Jason Mangone Headshot

Jason Mangone

Executive Director

Princeton, NJ

Jason Mangone is the Executive Director of More in Common US. He began his career as an infantry officer in the United States Marine Corps, and following his military service was a Research Associate at the Council on Foreign Relations. After graduate school Jason was Director of the Aspen Institute’s Franklin Project, an initiative to make a year of national service a common expectation for every young American. He led the Franklin Project’s merger with two other non-profit’s, resulting in the creation of the Service Year Alliance, where Jason was Chief Operating Officer.

He then spent a year helping to build New York City’s Department of Veterans’ Services as a Senior Advisor to the agency’s Commissioner. He co-authored the national best-selling book Leaders: Myth and Reality, which the Financial Times named a “Best Business Book of 2018.” His writing has also been published, among other outlets, in the Wall Street Journal, Huffington Post, Task & Purpose, and Philadelphia Inquirer. Most recently, Jason was CEO of Newbury Franklin Home Services, a niche home maintenance business.

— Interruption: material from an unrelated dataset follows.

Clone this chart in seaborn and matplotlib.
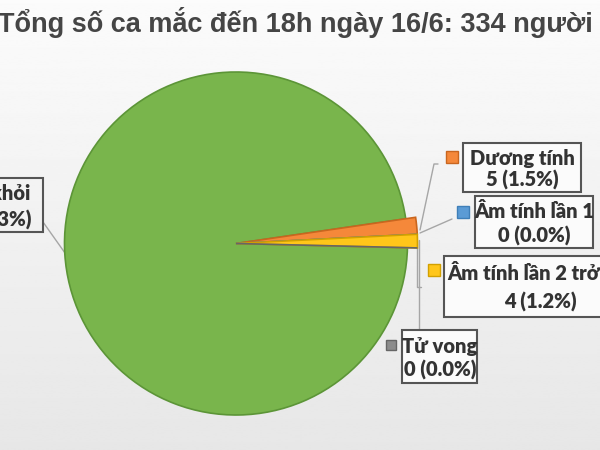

He lives in Princeton, New Jersey with his wife Kara and their three kids, where he serves on the board of the Princeton Little League and is a volunteer firefighter, a pursuit meant to trick his children into thinking he’s still cool. He’s also on the board of New Politics, which recruits and trains military veterans and alumni of national service programs to run for elected office. He has a B.A. from Boston College and an M.A. in Global Affairs from Yale University.

Favorite MiC Finding:

Only 42% of Republicans thought Democrats would agree that “George Washington and Abraham Lincoln should be admired for their roles in American history,” while in fact 87% of Democrats agree with this statement. Similarly, only 35% of Democrats thought Republicans would agree that “Americans have a responsibility to learn from our past and fix our mistake,” while in fact 93% of Republicans agree with this statements—there were similar ‘perception gaps’ in questions related to leaders from the Civil Rights movement and the teaching of slavery and Jim Crow in American classrooms. 

- Defusing the History Wars

 

Why: While the teaching of history has been subsumed by the culture war, the reality is that most Americans agree with a consensus view that America has a complex history—one where both ugly errors and points of shared pride sit side-by-side. The public narrative suggests that most Americans aren’t intelligent enough to hold two opposing thoughts in their minds at once, and this perception is simply untrue.